ArcBest Navigates Freight Downturn with Cost Discipline and AI Push, Posts Mixed Q4 Results
Facing what its leadership termed a "prolonged freight recession," transportation and logistics provider ArcBest (NASDAQ: ARCB) reported a fourth-quarter performance that underscored both the sector's pressures and the company's strategic maneuvers to mitigate them. While profitability metrics softened year-over-year, executives pointed to underlying operational improvements, a disciplined pricing strategy, and a aggressive technology adoption as reasons for cautious optimism.
CFO Matt Beasley outlined the financials: consolidated Q4 revenue reached $973 million, a 3% decrease from the prior year. Non-GAAP operating income settled at $14 million, down from $41 million a year ago, with earnings per share at $0.36 compared to $1.33. The results reflect the persistent volatility in shipping demand and pricing that has characterized the freight sector.
The company's operations are split into two main segments. The asset-based business, which includes its core ABF Freight LTL network, saw revenue of $649 million, essentially flat on a daily basis. However, its operating ratio—a key measure of efficiency where a lower number is better—deteriorated to 96.2%, a increase of 420 basis points year-over-year. Management attributed this partly to fewer working days in the quarter, but also to higher costs from labor contracts and equipment depreciation.
A brighter spot emerged in the asset-light segment, which includes logistics and brokerage services. Although revenue declined 5% daily to $354 million, cost-cutting and productivity gains propelled the unit to a break-even non-GAAP operating result, a $6 million improvement. For the full year, the segment swung to a profit exceeding $1 million from a $17 million loss in 2024. "Our focus on managed solutions and shedding less profitable volume is starting to yield results," Beasley noted, highlighting a 15% drop in SG&A cost per shipment.
CEO Seth Runser emphasized a "refined go-to-market" strategy that helped grow daily LTL shipments by 2% despite an "unusually weak October." He also detailed a rigorous, data-driven pricing process that led to an average deferred price increase of 5% in Q4. In response to analyst questions, executives repeatedly cited a strategic "trade-out" of softer legacy business for new, more profitable accounts as a key factor influencing yield metrics.
Technology and AI Take Center Stage
A significant portion of the call was devoted to ArcBest's operational technology initiatives, framed as critical defenses against inflation. Runser stated that continuous improvement programs have already realized $24 million in annual savings. More notably, he spotlighted the company's expanding use of artificial intelligence. Phases of its "City Route Optimization" project, which uses AI for planning, delivered $17 million in savings over the past two years. Runser added that 15-20% of office staff now regularly use AI tools, which have eliminated "millions of unnecessary emails."
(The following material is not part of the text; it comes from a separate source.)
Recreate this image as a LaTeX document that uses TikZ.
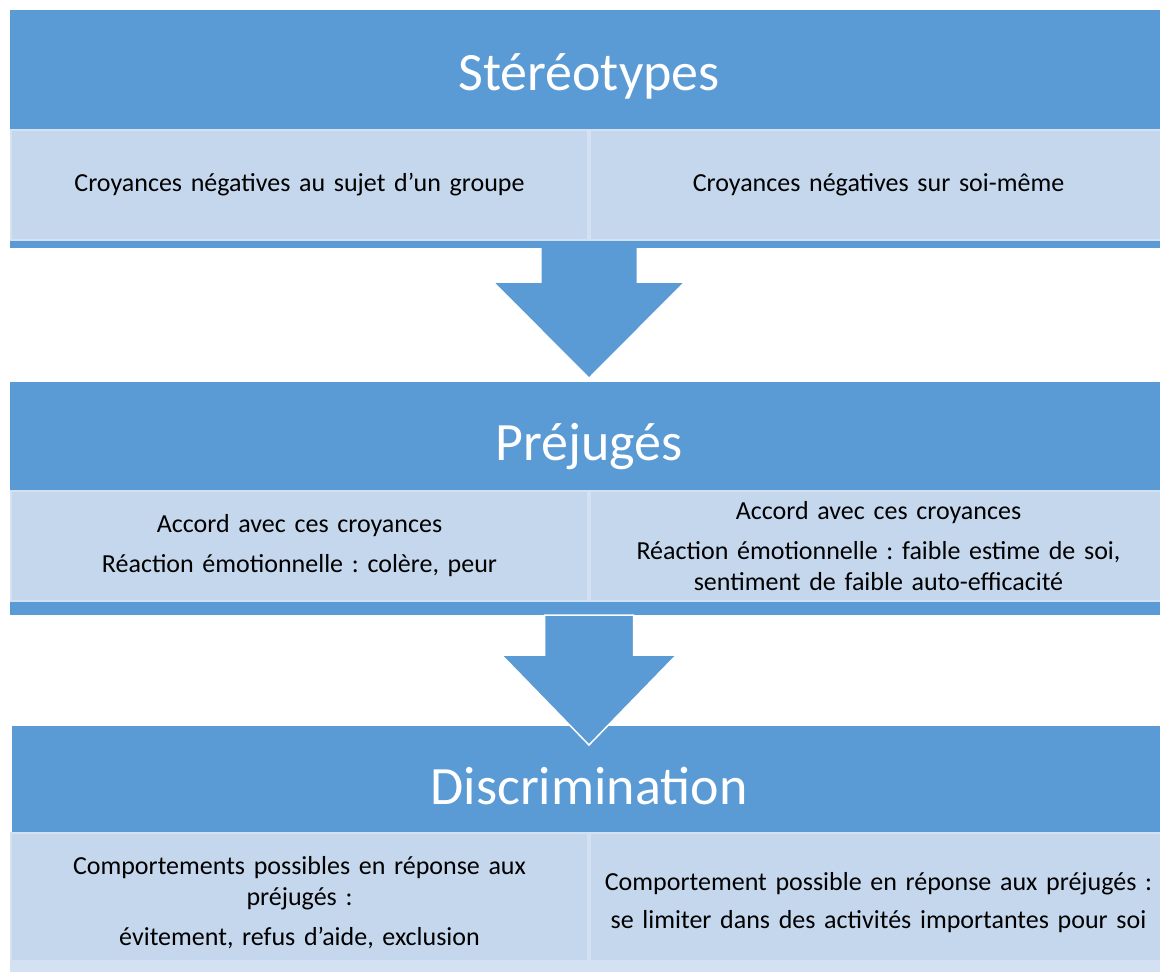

Looking Ahead: Cautious Guidance for Q1
For the current quarter, management offered a tempered outlook. Beasley projected the asset-based segment's operating ratio to worsen by 100-200 basis points sequentially—an improvement over typical seasonal patterns but still indicative of a tough market. Daily tonnage growth is expected to moderate to 4-5%. The asset-light segment may post an operating loss of up to $1 million due to seasonality. The company plans to rein in capital expenditures to $150-$170 million for 2026, focusing on maintaining a strong liquidity position of around $400 million.
The call concluded with leadership updates, including the appointment of Mac Pinkerton as COO of the asset-light business. Pinkerton expressed confidence in hitting long-term targets, suggesting the segment would gain prominence in future earnings discussions.
Market Voices: A Split Reaction
"The asset-light turnaround is the real story here," said David Chen, a logistics analyst at Horizon Capital. "Achieving profitability in this market is no small feat and speaks to effective cost management. Their AI investments, while early, are precisely the kind of long-term plays needed to reshape cost structures."
"I'm not convinced," countered Lisa Hammond, a portfolio manager known for her blunt assessments. "A 96% operating ratio is abysmal, and calling a drop from $1.33 EPS to $0.36 'solid' is spin at its finest. The AI talk feels like buzzword bingo to distract from fundamental weakness in their core LTL business. Where's the organic growth?"
"The balance sheet strength is a major positive," observed Michael Rivera, a veteran transportation investor. "Returning $86 million to shareholders while navigating a downturn shows discipline. Their guidance is prudent, not pessimistic. If the market turns, their pricing discipline and tech stack should allow them to capture upside faster than peers."
"The focus on manufacturing and industrial verticals remains a double-edged sword," noted Priya Sharma, an economist specializing in trade. "It pressured them during the downturn, but it also positions them for a potentially powerful rebound when those sectors recover. Their January tonnage data is an early, albeit weather-affected, hint of stability."